■ **What is required**
Skip the pictures. Reproduce all other material exactly.

-- start Data segment --

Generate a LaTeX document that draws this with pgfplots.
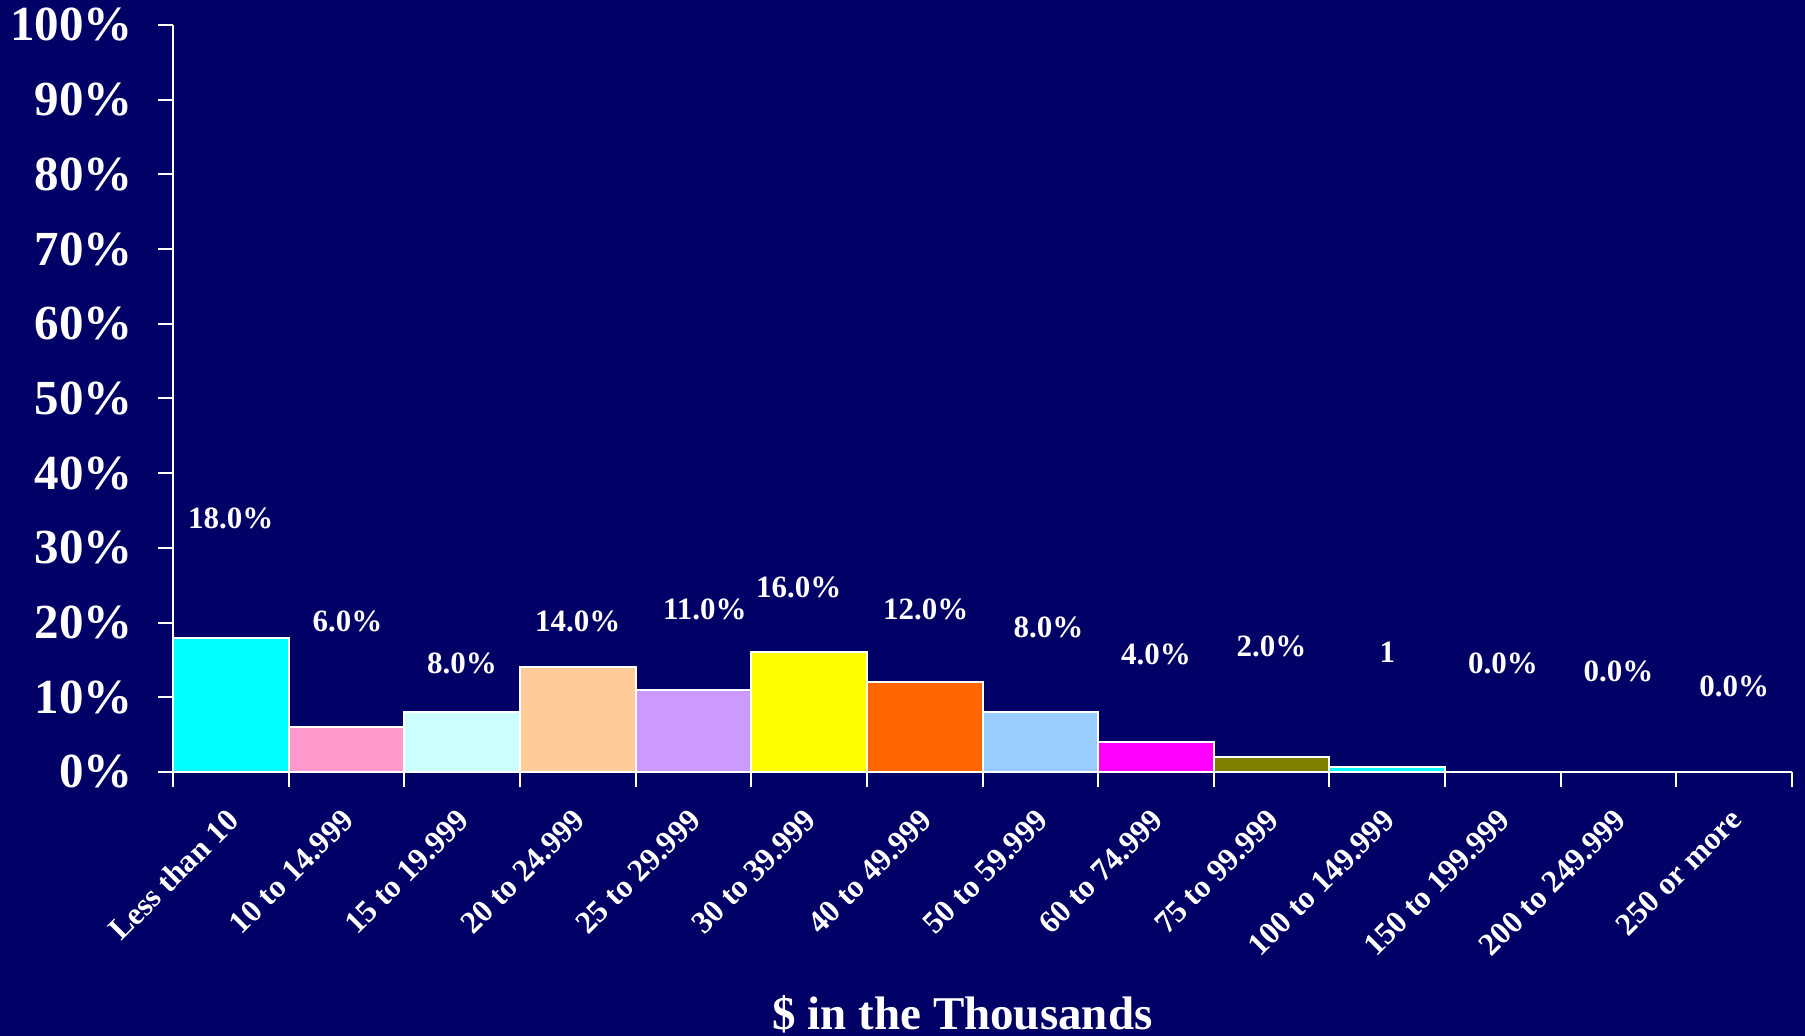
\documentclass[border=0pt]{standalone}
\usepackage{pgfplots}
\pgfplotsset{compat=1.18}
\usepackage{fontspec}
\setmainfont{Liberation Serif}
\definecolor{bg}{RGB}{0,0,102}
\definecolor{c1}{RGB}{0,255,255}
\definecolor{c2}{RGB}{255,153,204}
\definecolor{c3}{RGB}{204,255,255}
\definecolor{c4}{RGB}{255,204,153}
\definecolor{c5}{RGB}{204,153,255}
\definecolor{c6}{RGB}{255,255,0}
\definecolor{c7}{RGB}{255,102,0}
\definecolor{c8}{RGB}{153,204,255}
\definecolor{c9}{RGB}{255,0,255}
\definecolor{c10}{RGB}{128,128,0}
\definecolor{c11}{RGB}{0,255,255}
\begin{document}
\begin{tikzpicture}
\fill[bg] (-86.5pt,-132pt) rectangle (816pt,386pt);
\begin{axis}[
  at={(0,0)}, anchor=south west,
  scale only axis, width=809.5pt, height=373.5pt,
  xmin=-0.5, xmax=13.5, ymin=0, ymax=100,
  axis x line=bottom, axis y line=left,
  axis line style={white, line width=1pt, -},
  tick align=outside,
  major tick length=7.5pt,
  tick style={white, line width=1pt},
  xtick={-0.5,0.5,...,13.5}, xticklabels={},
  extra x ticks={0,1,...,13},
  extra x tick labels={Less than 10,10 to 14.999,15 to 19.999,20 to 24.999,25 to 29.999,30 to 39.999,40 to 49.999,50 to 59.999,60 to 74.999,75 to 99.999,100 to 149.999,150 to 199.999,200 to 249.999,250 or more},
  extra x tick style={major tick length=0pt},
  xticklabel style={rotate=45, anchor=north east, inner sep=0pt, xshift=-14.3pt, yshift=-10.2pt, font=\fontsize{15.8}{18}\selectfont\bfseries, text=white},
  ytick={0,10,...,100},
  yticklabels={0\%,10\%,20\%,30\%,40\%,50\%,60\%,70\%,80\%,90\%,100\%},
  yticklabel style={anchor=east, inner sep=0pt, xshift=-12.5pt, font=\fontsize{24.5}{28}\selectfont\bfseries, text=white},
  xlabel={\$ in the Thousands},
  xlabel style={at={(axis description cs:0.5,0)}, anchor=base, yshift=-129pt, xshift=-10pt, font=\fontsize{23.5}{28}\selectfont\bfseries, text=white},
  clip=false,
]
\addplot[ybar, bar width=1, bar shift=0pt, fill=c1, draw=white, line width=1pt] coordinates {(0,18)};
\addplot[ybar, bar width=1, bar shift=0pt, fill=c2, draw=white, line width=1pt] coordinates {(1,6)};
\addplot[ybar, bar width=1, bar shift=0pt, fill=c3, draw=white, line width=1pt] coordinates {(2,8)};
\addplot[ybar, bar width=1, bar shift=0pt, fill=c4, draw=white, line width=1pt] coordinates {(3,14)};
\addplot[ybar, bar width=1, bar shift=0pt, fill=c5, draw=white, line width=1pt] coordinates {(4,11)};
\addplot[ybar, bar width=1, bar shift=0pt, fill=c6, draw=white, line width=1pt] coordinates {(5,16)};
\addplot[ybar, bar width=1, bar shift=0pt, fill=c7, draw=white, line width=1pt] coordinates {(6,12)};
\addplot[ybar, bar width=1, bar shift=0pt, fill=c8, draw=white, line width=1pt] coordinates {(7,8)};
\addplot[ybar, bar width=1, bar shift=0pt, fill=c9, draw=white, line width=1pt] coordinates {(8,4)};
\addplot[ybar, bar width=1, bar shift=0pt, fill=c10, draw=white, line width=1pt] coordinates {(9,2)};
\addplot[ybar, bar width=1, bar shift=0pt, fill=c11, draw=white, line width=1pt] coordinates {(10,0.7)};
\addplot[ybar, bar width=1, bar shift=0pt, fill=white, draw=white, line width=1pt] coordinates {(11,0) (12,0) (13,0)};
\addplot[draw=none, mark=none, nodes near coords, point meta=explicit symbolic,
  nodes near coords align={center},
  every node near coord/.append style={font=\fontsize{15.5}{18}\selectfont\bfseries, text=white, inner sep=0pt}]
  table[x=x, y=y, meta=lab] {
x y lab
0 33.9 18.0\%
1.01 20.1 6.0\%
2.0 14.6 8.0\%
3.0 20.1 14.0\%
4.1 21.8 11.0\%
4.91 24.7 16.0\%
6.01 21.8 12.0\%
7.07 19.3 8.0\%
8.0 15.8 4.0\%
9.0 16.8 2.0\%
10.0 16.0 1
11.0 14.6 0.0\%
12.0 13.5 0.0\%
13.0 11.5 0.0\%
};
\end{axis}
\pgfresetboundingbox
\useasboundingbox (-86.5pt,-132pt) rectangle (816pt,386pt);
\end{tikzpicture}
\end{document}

-- end Data segment --

■ **Solved problem**
Generate a LaTeX document that draws this with pgfplots.
\documentclass[border=0pt]{standalone}
\usepackage{pgfplots}
\pgfplotsset{compat=1.18}
\usepackage{fontspec}
\setmainfont{Liberation Serif}
\definecolor{bg}{RGB}{0,0,102}
\definecolor{c1}{RGB}{0,255,255}
\definecolor{c2}{RGB}{255,153,204}
\definecolor{c3}{RGB}{204,255,255}
\definecolor{c4}{RGB}{255,204,153}
\definecolor{c5}{RGB}{204,153,255}
\definecolor{c6}{RGB}{255,255,0}
\definecolor{c7}{RGB}{255,102,0}
\definecolor{c8}{RGB}{153,204,255}
\definecolor{c9}{RGB}{255,0,255}
\definecolor{c10}{RGB}{128,128,0}
\definecolor{c11}{RGB}{0,255,255}
\begin{document}
\begin{tikzpicture}
\fill[bg] (-86.5pt,-132pt) rectangle (816pt,386pt);
\begin{axis}[
  at={(0,0)}, anchor=south west,
  scale only axis, width=809.5pt, height=373.5pt,
  xmin=-0.5, xmax=13.5, ymin=0, ymax=100,
  axis x line=bottom, axis y line=left,
  axis line style={white, line width=1pt, -},
  tick align=outside,
  major tick length=7.5pt,
  tick style={white, line width=1pt},
  xtick={-0.5,0.5,...,13.5}, xticklabels={},
  extra x ticks={0,1,...,13},
  extra x tick labels={Less than 10,10 to 14.999,15 to 19.999,20 to 24.999,25 to 29.999,30 to 39.999,40 to 49.999,50 to 59.999,60 to 74.999,75 to 99.999,100 to 149.999,150 to 199.999,200 to 249.999,250 or more},
  extra x tick style={major tick length=0pt},
  xticklabel style={rotate=45, anchor=north east, inner sep=0pt, xshift=-14.3pt, yshift=-10.2pt, font=\fontsize{15.8}{18}\selectfont\bfseries, text=white},
  ytick={0,10,...,100},
  yticklabels={0\%,10\%,20\%,30\%,40\%,50\%,60\%,70\%,80\%,90\%,100\%},
  yticklabel style={anchor=east, inner sep=0pt, xshift=-12.5pt, font=\fontsize{24.5}{28}\selectfont\bfseries, text=white},
  xlabel={\$ in the Thousands},
  xlabel style={at={(axis description cs:0.5,0)}, anchor=base, yshift=-129pt, xshift=-10pt, font=\fontsize{23.5}{28}\selectfont\bfseries, text=white},
  clip=false,
]
\addplot[ybar, bar width=1, bar shift=0pt, fill=c1, draw=white, line width=1pt] coordinates {(0,18)};
\addplot[ybar, bar width=1, bar shift=0pt, fill=c2, draw=white, line width=1pt] coordinates {(1,6)};
\addplot[ybar, bar width=1, bar shift=0pt, fill=c3, draw=white, line width=1pt] coordinates {(2,8)};
\addplot[ybar, bar width=1, bar shift=0pt, fill=c4, draw=white, line width=1pt] coordinates {(3,14)};
\addplot[ybar, bar width=1, bar shift=0pt, fill=c5, draw=white, line width=1pt] coordinates {(4,11)};
\addplot[ybar, bar width=1, bar shift=0pt, fill=c6, draw=white, line width=1pt] coordinates {(5,16)};
\addplot[ybar, bar width=1, bar shift=0pt, fill=c7, draw=white, line width=1pt] coordinates {(6,12)};
\addplot[ybar, bar width=1, bar shift=0pt, fill=c8, draw=white, line width=1pt] coordinates {(7,8)};
\addplot[ybar, bar width=1, bar shift=0pt, fill=c9, draw=white, line width=1pt] coordinates {(8,4)};
\addplot[ybar, bar width=1, bar shift=0pt, fill=c10, draw=white, line width=1pt] coordinates {(9,2)};
\addplot[ybar, bar width=1, bar shift=0pt, fill=c11, draw=white, line width=1pt] coordinates {(10,0.7)};
\addplot[ybar, bar width=1, bar shift=0pt, fill=white, draw=white, line width=1pt] coordinates {(11,0) (12,0) (13,0)};
\addplot[draw=none, mark=none, nodes near coords, point meta=explicit symbolic,
  nodes near coords align={center},
  every node near coord/.append style={font=\fontsize{15.5}{18}\selectfont\bfseries, text=white, inner sep=0pt}]
  table[x=x, y=y, meta=lab] {
x y lab
0 33.9 18.0\%
1.01 20.1 6.0\%
2.0 14.6 8.0\%
3.0 20.1 14.0\%
4.1 21.8 11.0\%
4.91 24.7 16.0\%
6.01 21.8 12.0\%
7.07 19.3 8.0\%
8.0 15.8 4.0\%
9.0 16.8 2.0\%
10.0 16.0 1
11.0 14.6 0.0\%
12.0 13.5 0.0\%
13.0 11.5 0.0\%
};
\end{axis}
\pgfresetboundingbox
\useasboundingbox (-86.5pt,-132pt) rectangle (816pt,386pt);
\end{tikzpicture}
\end{document}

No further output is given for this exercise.